Hua Takhe (หัวตะเข้, /th/) is a community and marketplace in Lat Krabang District, and the name of the surrounding its location in eastern Bangkok. It is located on the tripoint between Thap Yao, Lat Krabang and Lam Pla Thio Subdistricts

Hua Takhe is in an old community along the Khlong Prawet Burirom, where is a confluence of three khlongs (canals) Prawet Burirom, Lam Pla Thio, and Hua Takhe. Its name meaning "crocodile's head". Because when the khlong was canalize in this area, there was an excavation to discover a small crocodile skull. It also has become the name of other places around this area were Sisa Chorakhe Noi, Sisa Chorakhe Yai etc.

Presently, the skull of small crocodile and two pieces rostrum of sawfish are enshrined in the local tutelary joss house.

This community dates back to the reign of King Chulalongkorn (Rama V), in those days it was regarded as the center of eastern Bangkok. Hua Takhe consists of old two-story wooden shophouses that has a century-old market with shops selling provisions, dresses, cafés, various types of food (Khanom sai bua is a local delicacy), a TV repair shop, agricultural equipment repair shop, beauty salon, barber, even homestay.

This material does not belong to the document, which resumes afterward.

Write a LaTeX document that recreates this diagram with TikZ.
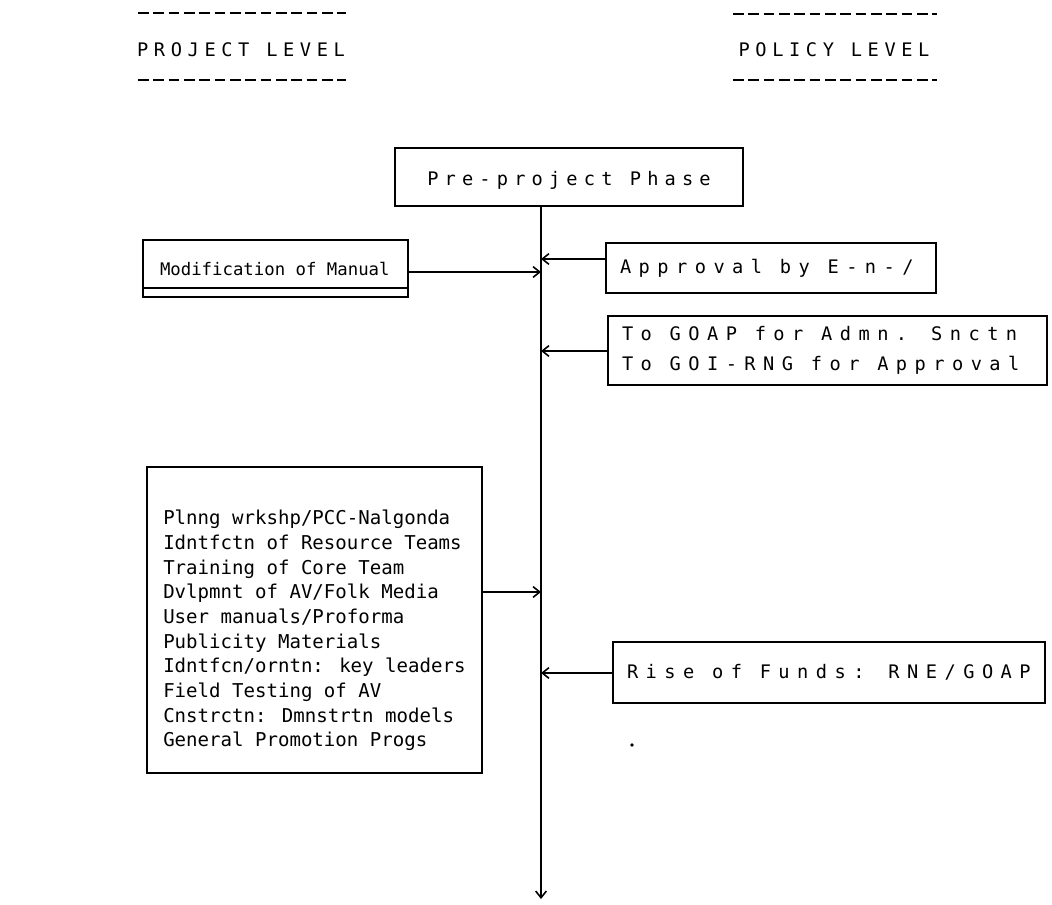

In addition, some house and walls are lathered with chic graffiti in form of photo spot for visitors. Including there are also lanes for cycling around the area as well.

Hua Takhe situated in the Soi Lat Krabang 17, Lat Krabang Rd, flanked by Udomphol Market and Hua Takhe Railway Station, and not far from King Mongkut's Institute of Technology Ladkrabang.